Morrison doubts that what Pastrick’s supporters did in the 2003 East Chicago mayoral primary — only 10,000 people voted — could be done in a larger, statewide race.

Could a conspiracy be kept secret?
“Just think about what it would take to have a really big influence on absentee ballots,” he said. “You really would have to have an enormous number of people participating in this to make it effective, because the numbers are so large on a statewide basis, certainly in the presidential election.”

In the 2004 presidential election, more than 2.4 million people cast votes in Indiana.  

Morrison added, “Does this mean that people won’t try to get every edge they can? They will, but the more people you get involved in a program like this, the more likely it is that it will be found out — and therefore will undermine the goal they’re trying to achieve.”

As for voters being paid to vote one way or the other, as happened in the East Chicago case, “I suppose it happens,” Morrison said. “But I don’t know why it would be more likely to happen at the absentee ballot stage than at the voting stage, except that the payer can look how you voted and be sure that he is getting his money’s worth. I suppose that’s possible.”

But he said “it’s hard to believe there’s a lot of that going on today, or that it is likely to affect many elections.”

(Morrison’s group, the Fair Election Legal Network, gets part of its funding from the American Federation of State, County, and Municipal Employees, the Service Employees International Union, and the National Education Association. All three of those unions support Obama.
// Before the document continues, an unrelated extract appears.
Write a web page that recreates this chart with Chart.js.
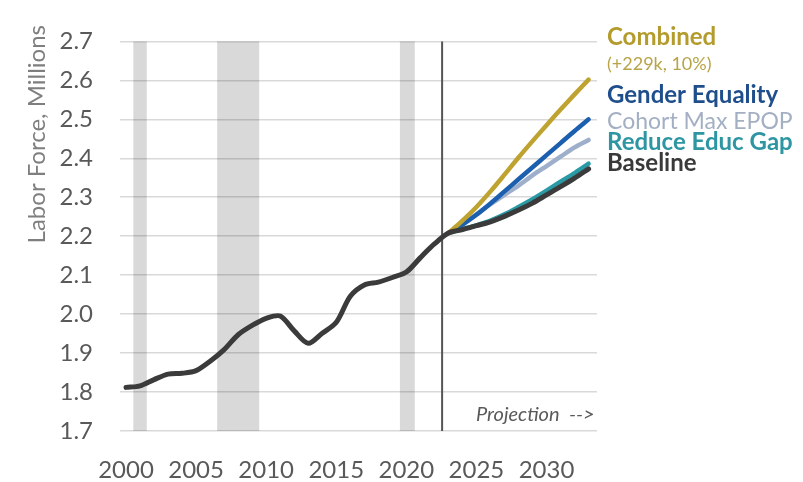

Its advisory board includes former Clinton White House counsel Abner Mikva, who has been a mentor to Obama since the 1990’s, according to National Journal.)

Ultimately, the state legislatures and officials who oversee elections are the defenders of absentee voting integrity.

“If voters want the convenience of absentee balloting, it should be the state's responsibility to figure out a system for ensuring ballot security appropriate to this voting method,” Minnite said.